Stratification may be used with both these strategies, and it increases representativeness by first organizing the sampling frame into homogeneous groups reflecting variables that may be related to the variables under study. Such homogeneous groupings reduce sampling error.
Multistage cluster sampling is most useful when no master list exists to provide a sampling frame. The researcher employs multiple sampling units such that groups of elements are sampled at different stages; the element is the final stage. But this design produces higher sampling errors because each stage yields additional sampling error. A general guideline is to maximize the number of clusters selected while decreasing the number of elements selected per cluster, because clusters tend to be homogeneous. Cluster designs may employ either simple random or systematic sampling, with or without stratification at any of the stages.

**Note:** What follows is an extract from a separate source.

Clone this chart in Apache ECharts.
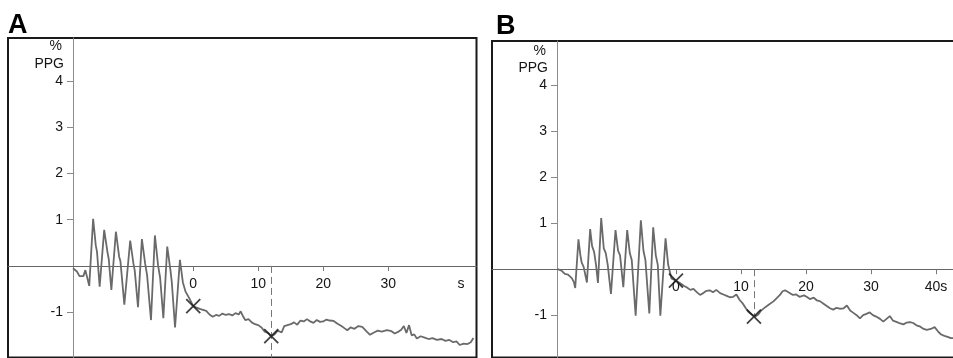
<!DOCTYPE html>
<html><head><meta charset="utf-8">
<script src="https://cdn.jsdelivr.net/npm/echarts@6/dist/echarts.min.js"></script>
<style>html,body{margin:0;padding:0;background:#fff}#c{width:953px;height:358px}</style>
</head><body><div id="c"></div>
<script>
// ---- data (time in s, value in % PPG) ----
const traceA = [
  [-18.5,-0.05],[-17.9,-0.12],[-17.5,-0.22],[-16.9,-0.22],[-16.6,-0.09],[-16.3,-0.1],[-16.0,-0.43],
  [-15.4,1.02],[-15.0,0.45],[-14.8,0.3],[-14.4,-0.45],
  [-13.7,0.78],[-13.2,0.3],[-13.0,0.15],[-12.6,-0.52],
  [-11.9,0.74],[-11.4,0.2],[-11.2,0.1],[-10.6,-0.84],
  [-9.7,0.55],[-9.2,0.05],[-9.0,-0.1],[-8.5,-0.89],
  [-7.9,0.58],[-7.4,0.05],[-7.1,-0.2],[-6.5,-1.17],
  [-5.9,0.66],[-5.4,0.0],[-5.1,-0.25],[-4.6,-1.13],
  [-4.0,0.42],[-3.5,-0.1],[-3.3,-0.35],[-2.8,-1.33],
  [-2.05,0.13],[-1.6,-0.35],[-1.2,-0.55],[-0.6,-0.7],[0,-0.87],
  [0.5,-0.9],[1.0,-0.93],[1.5,-0.95],[2.0,-0.97],[2.5,-1.05],[3.0,-1.1],[3.5,-1.06],[4.0,-1.08],
  [4.5,-1.03],[5.0,-1.06],[5.5,-1.04],[6.0,-1.07],[6.5,-1.02],[7.0,-1.05],[7.3,-0.98],[7.7,-1.1],
  [8.0,-1.17],[8.5,-1.15],[9.0,-1.22],[9.5,-1.26],[10.0,-1.28],[10.5,-1.33],[11.0,-1.42],[11.5,-1.45],
  [12,-1.52],[12.5,-1.48],[13.0,-1.4],[13.3,-1.36],[13.6,-1.44],[14.0,-1.3],[14.5,-1.28],[15.0,-1.26],
  [15.5,-1.22],[16.0,-1.27],[16.5,-1.18],[17.0,-1.2],[17.5,-1.15],[18.0,-1.2],[18.5,-1.23],[19.0,-1.17],
  [19.5,-1.21],[20.0,-1.2],[20.5,-1.16],[21.0,-1.18],[21.6,-1.19],[22.2,-1.25],[22.8,-1.3],[23.3,-1.35],
  [23.7,-1.39],[24.2,-1.33],[24.8,-1.36],[25.4,-1.3],[26.0,-1.32],[26.2,-1.28],[26.7,-1.42],[27.2,-1.49],
  [27.8,-1.44],[28.4,-1.4],[29.0,-1.42],[29.8,-1.39],[30.5,-1.41],[31.0,-1.46],[31.6,-1.42],[32.0,-1.38],
  [32.4,-1.3],[32.8,-1.45],[33.2,-1.28],[33.6,-1.5],[34.0,-1.48],[34.4,-1.57],[35.0,-1.52],[35.6,-1.55],
  [36.2,-1.58],[36.8,-1.56],[37.5,-1.6],[38.2,-1.58],[38.8,-1.62],[39.4,-1.6],[40.0,-1.65],[40.5,-1.63],
  [41.0,-1.71],[41.6,-1.68],[42.2,-1.69],[42.7,-1.65],[43.1,-1.56]
];
const traceB = [
  [-18.2,0.0],[-17.6,-0.03],[-17.1,-0.1],[-16.6,-0.12],[-16.0,-0.2],[-15.7,-0.28],[-15.5,-0.41],
  [-15.0,0.65],[-14.7,0.3],[-14.5,0.14],[-14.2,0.05],[-13.7,-0.29],
  [-13.2,0.87],[-12.9,0.5],[-12.6,0.38],[-12.3,0.1],[-12.0,-0.3],
  [-11.5,1.11],[-11.1,0.45],[-10.8,0.35],[-10.5,0.1],[-10.0,-0.54],
  [-9.3,0.85],[-8.9,0.4],[-8.6,0.3],[-8.1,-0.39],
  [-7.5,0.85],[-7.1,0.35],[-6.8,0.2],[-6.2,-1.01],
  [-5.4,1.06],[-5.0,0.4],[-4.7,0.2],[-4.1,-0.96],
  [-3.5,0.91],[-3.1,0.3],[-2.8,0.1],[-2.4,-1.01],
  [-1.6,0.67],[-1.2,0.1],[-0.7,-0.2],[0,-0.25],
  [0.6,-0.3],[1.2,-0.36],[1.7,-0.4],[2.2,-0.45],[2.7,-0.43],[3.2,-0.5],[3.7,-0.56],[4.2,-0.52],
  [4.7,-0.47],[5.2,-0.46],[5.7,-0.5],[6.2,-0.45],[6.8,-0.52],[7.3,-0.55],[7.8,-0.58],[8.3,-0.61],
  [8.8,-0.6],[9.3,-0.55],[9.8,-0.67],[10.3,-0.75],[10.7,-0.84],[11.1,-0.92],[11.6,-0.98],[12.2,-1.03],
  [12.7,-0.98],[13.1,-0.9],[13.4,-0.92],[13.8,-0.82],[14.2,-0.78],[14.5,-0.74],[15.0,-0.7],[15.5,-0.63],
  [16.0,-0.56],[16.4,-0.48],[16.8,-0.46],[17.3,-0.5],[17.6,-0.53],[18.0,-0.56],[18.5,-0.55],[19.0,-0.6],
  [19.3,-0.63],[19.7,-0.57],[20.1,-0.6],[20.6,-0.65],[21.2,-0.62],[21.7,-0.68],[22.2,-0.7],[22.7,-0.75],
  [23.2,-0.8],[23.7,-0.85],[24.2,-0.88],[24.7,-0.84],[25.2,-0.86],[25.8,-0.85],[26.3,-0.79],[26.8,-0.9],
  [27.3,-0.95],[27.8,-1.0],[28.3,-1.07],[28.8,-1.0],[29.3,-0.97],[29.8,-0.94],[30.3,-1.0],[30.8,-1.03],
  [31.4,-1.08],[31.9,-1.14],[32.4,-1.08],[32.9,-1.02],[33.4,-1.12],[34.0,-1.15],[34.5,-1.18],[35.0,-1.2],
  [35.5,-1.16],[36.0,-1.15],[36.5,-1.17],[37.0,-1.22],[37.6,-1.25],[38.1,-1.3],[38.6,-1.32],[39.2,-1.3],
  [39.8,-1.26],[40.3,-1.35],[40.8,-1.42],[41.3,-1.45],[41.8,-1.47],[42.3,-1.5],[42.8,-1.5]
];
const markersA = [[0,-0.87],[12,-1.52]];
const markersB = [[0,-0.25],[12,-1.03]];
const dashTime = 12;
const dashEndA = -1.98;
const dashEndB = -1.03;
const xTickLabels = [0,10,20,30,40];
const xTicksA = [0,10,20,30];
const xTicksB = [0,10,20,30,40];
const yTickLabels = [-1,1,2,3,4];
const yUnitName = ['%','PPG'];
const panelNames = ['A','B'];

// ---- chart ----
const FONT = 'Liberation Sans, Arial, sans-serif';
const TXT = '#151515';
const chart = echarts.init(document.getElementById('c'), null, {renderer:'canvas'});

// grid geometry (px) and value ranges
const GA = {left:8, top:38, width:468.5, height:319.5, xmin:-28.5, xmax:43.58, ymin:-1.98, ymax:4.93};
const GB = {left:492, top:41, width:481, height:316.5, xmin:-28.3, xmax:45.7, ymin:-1.92, ymax:4.96};
function zeroOffset(g){ // distance from grid bottom up to the y=0 line
  return g.height * (0 - g.ymin) / (g.ymax - g.ymin);
}

function xAxisCfg(gi, g, tickVals, hide40) {
  return {
    type:'value', gridIndex:gi, min:g.xmin, max:g.xmax, position:'bottom', offset:-zeroOffset(g),
    axisLine:{show:true, onZero:false, lineStyle:{color:'#666', width:1}},
    axisTick:{show:true, length:5, customValues:tickVals, lineStyle:{color:'#777'}},
    splitLine:{show:false},
    axisLabel:{
      show:true, margin:11, customValues:xTickLabels, color:TXT, fontSize:14, fontFamily:FONT,
      formatter: v => v === 40 ? (hide40 ? '{h|40}{s|s}' : '{n|40}{s|s}') : String(v),
      rich:{
        h:{color:'rgba(0,0,0,0)', fontSize:14, fontFamily:FONT},
        n:{color:TXT, fontSize:14, fontFamily:FONT},
        s:{color:TXT, fontSize:14, fontFamily:FONT}
      }
    }
  };
}
function yAxisCfg(gi, g) {
  return {
    type:'value', gridIndex:gi, min:g.ymin, max:g.ymax, position:'left', offset:-65,
    axisLine:{show:true, onZero:false, lineStyle:{color:'#8c8c8c', width:1}},
    axisTick:{show:true, length:6, customValues:yTickLabels, lineStyle:{color:'#888'}},
    splitLine:{show:false},
    axisLabel:{show:true, margin:10, customValues:yTickLabels, color:TXT, fontSize:14, fontFamily:FONT,
      formatter: v => String(v)}
  };
}
function gridCfg(g){
  return {left:g.left, top:g.top, width:g.width, height:g.height, containLabel:false, outerBoundsMode:'none',
    show:true, borderColor:'#1a1a1a', borderWidth:2, backgroundColor:'rgba(0,0,0,0)'};
}
const traceStyle = {color:'#6a6a6a', width:1.8};
const markStyle = {color:'none', borderColor:'#111', borderWidth:1.8};
const crossPath = 'path://M0,0L10,10M10,0L0,10';

const option = {
  backgroundColor:'#fff',
  animation:false,
  grid:[ gridCfg(GA), gridCfg(GB) ],
  xAxis:[ xAxisCfg(0, GA, xTicksA, true), xAxisCfg(1, GB, xTicksB, false) ],
  yAxis:[ yAxisCfg(0, GA), yAxisCfg(1, GB) ],
  series:[
    {type:'line', xAxisIndex:0, yAxisIndex:0, data:traceA, showSymbol:false, lineStyle:traceStyle, z:3,
      markLine:{silent:true, symbol:'none', label:{show:false},
        lineStyle:{color:'#777', type:[7,4], width:1},
        data:[[{coord:[dashTime,0]},{coord:[dashTime,dashEndA]}]]}},
    {type:'line', xAxisIndex:1, yAxisIndex:1, data:traceB, showSymbol:false, lineStyle:traceStyle, z:3,
      markLine:{silent:true, symbol:'none', label:{show:false},
        lineStyle:{color:'#777', type:[7,4], width:1},
        data:[[{coord:[dashTime,0]},{coord:[dashTime,dashEndB]}]]}},
    {type:'scatter', xAxisIndex:0, yAxisIndex:0, data:markersA, symbol:crossPath, symbolSize:14, itemStyle:markStyle, z:5},
    {type:'scatter', xAxisIndex:1, yAxisIndex:1, data:markersB, symbol:crossPath, symbolSize:14, itemStyle:markStyle, z:5}
  ],
  graphic:[
    {type:'text', left:8, top:12, style:{text:panelNames[0], font:'bold 27px '+FONT, fill:'#000'}},
    {type:'text', left:496, top:13, style:{text:panelNames[1], font:'bold 27px '+FONT, fill:'#000'}},
    {type:'text', x:62, y:46, style:{text:yUnitName[0], font:'14px '+FONT, fill:TXT, align:'right', verticalAlign:'middle'}},
    {type:'text', x:64, y:64, style:{text:yUnitName[1], font:'14px '+FONT, fill:TXT, align:'right', verticalAlign:'middle'}},
    {type:'text', x:546, y:51, style:{text:yUnitName[0], font:'14px '+FONT, fill:TXT, align:'right', verticalAlign:'middle'}},
    {type:'text', x:548, y:68, style:{text:yUnitName[1], font:'14px '+FONT, fill:TXT, align:'right', verticalAlign:'middle'}}
  ]
};
chart.setOption(option);
</script></body></html>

When clusters are of varying sizes, it is important to vary the procedure by employing probability proportionate to size sampling. In this modification, larger clusters are given a greater chance of being selected, but the same number of elements are still selected from each cluster. This procedure results in an equal chance of selection for each element. Sometimes a researcher may deliberately or inadvertently over represent a segment of the population. When this occurs, weighting can be used to correct for the disproportionate sampling.